“Embora a situação já fosse extremamente difícil nos últimos meses, o que temos testemunhado é que a situação geral das crianças quase todos os dias se agrava”, afirmou o responsável pela organização da ONU dedicada às crianças em entrevista à Lusa.
Regressado de uma missão em Gaza, Jonathan Crickx explicou que além do número de crianças mortas neste primeiro ano do conflito — cerca de 11.000, segundo a ONU –, há muitas feridas sem ajuda médica e milhares com fome.
“Quando se anda por Gaza, vê-se a maioria das crianças a carregar velhos garrafões de plástico com água.

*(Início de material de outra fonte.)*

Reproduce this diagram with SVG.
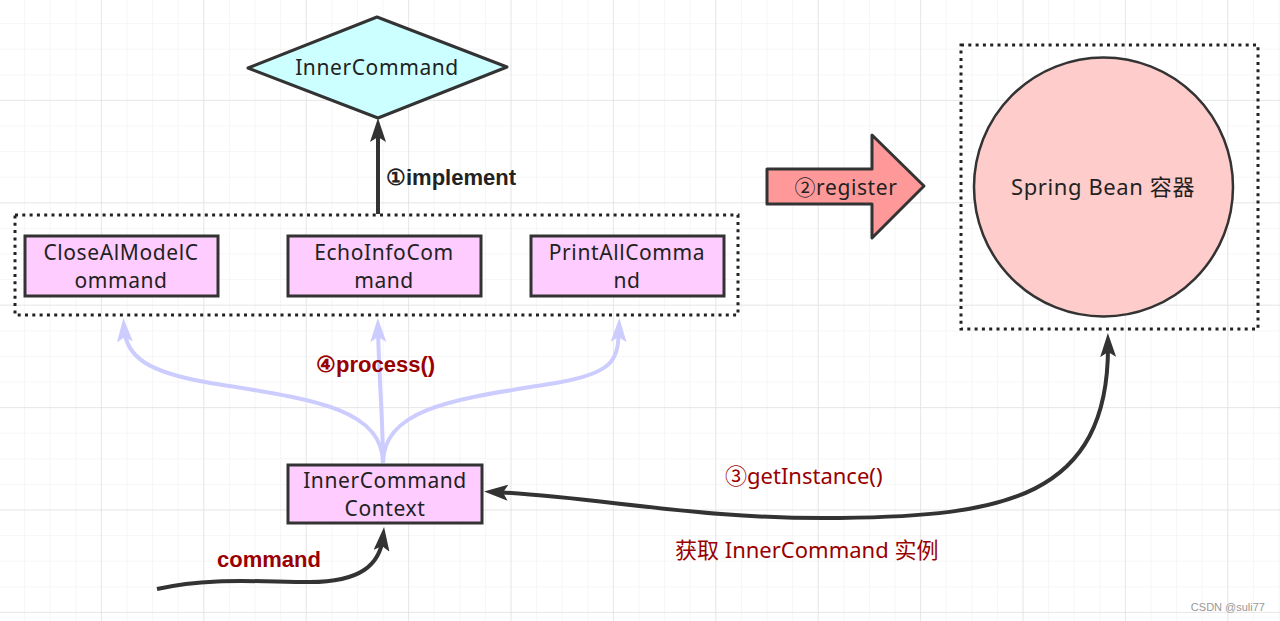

Estão a tentar recolher água e também alimentos para as famílias”, explicou, adiantando que em muitas das zonas que visitou, as pessoas “vivem em abrigos ou tendas e têm muito pouco, [além de] viverem em alta promiscuidade em zonas densamente povoadas”.
Nestas áreas, disse à Lusa, não há infraestruturas, pelo que “as pessoas estão literalmente a viver em esgotos a céu aberto, perto de grandes pilhas de lixo”.
A situação é muito preocupante, admitiu o porta-voz da UNICEF, sublinhando que se trata de “uma receita terrível para o aparecimento e propagação de doenças” como já aconteceu com surtos de diarreia crónica, de hepatite A e, neste verão, de poliomielite.
“Todo o sistema de saúde está muito deficiente em Gaza”, referiu, já que só cerca de 16 dos 36 hospitais existentes estão a funcionar.
“Os hospitais precisam de ser reconstruídos, para poderem apoiar as crianças feridas, mas também as que estão doentes. Quando estive em Gaza encontrei muitas crianças que tinham cancro”, mas que não conseguem ser tratadas em Gaza por falta de medicamentos e equipamentos, lamentou, defendendo que estes doentes devem ser imediatamente levados para outros países.
Um outro problema que preocupa a UNICEF é a falta de escolas e de aprendizagem dos menores que vivem na Faixa de Gaza.
“De acordo com os números que temos, mais de 85% de todas as escolas foram danificadas ou destruídas”, referiu, adiantando que a UNICEF considera que as crianças locais “têm um fosso de aprendizagem de mais de um ano”.
Para tentar fazer face à situação, a organização criou, nos últimos três meses, espaços de aprendizagem temporários.
“São basicamente algumas tendas montadas num acampamento e onde são dadas lições muito básicas: um pouco de leitura, escrita e matemática”, explicou.
Para já, a organização conseguiu apenas chegar a 12 mil crianças, o que, “é claro, não é suficiente”, mas o objetivo é “alargar o número de vagas, porque, apesar de não haver espaço disponível, há uma procura enorme”.
Nesses espaços de aprendizagem, a equipa da UNICEF decidiu ainda tentar ajudar com uma outra necessidade premente das crianças.
“Quase todas as crianças na Faixa de Gaza necessitam de apoio de saúde mental devido à intensidade do que passaram nos últimos meses”, alertou Jonathan Crickx.
Segundo este responsável, “muitas crianças estão traumatizadas”, e precisam de ser apoiadas porque “isso é essencial para a sua capacidade de lidar com o sofrimento e com a violência a que foram expostas”.
Reiterando um pedido feito inúmeras vezes quer por Estados quer por organizações humanitárias, Jonathan Crickx defendeu que um cessar-fogo é “a única forma de ajudar as crianças em grande escala”.
Mas, mesmo perante a aparente impossibilidade disso acontecer num curto prazo, o porta-voz da UNICEF na Palestina apela para a existência de “pausas humanitárias” no conflito.
“Fizemos uma campanha de vacinação contra a poliomielite no início de setembro. O objetivo desta campanha era vacinar aproximadamente 600 mil crianças com menos de dez anos e, em 12 dias, conseguimos vacinar mais de 560 mil crianças”, disse, sublinhando que “isso significa que quando todos se alinham e demonstram boa vontade através de pausas, é possível os trabalhadores humanitários prestarem algum apoio” às crianças em Gaza.
O atual conflito na região começou no dia 07 de outubro do ano passado, quando cerca de mil combatentes do Hamas atacaram inesperadamente o território israelita, matando quase 1.200 pessoas e fazendo mais de 250 reféns, dos quais quase 100 continuam detidos.
O Governo de Telavive prometeu aniquilar o movimento islamita, considerado terrorista por Israel, Estados Unidos e União Europeia.
As investidas de Israel na Faixa de Gaza já mataram cerca de 41.500 pessoas e forçaram quase dois milhões de pessoas a fugir de casa, segundo as autoridade do enclave, controladas pelo Hamas.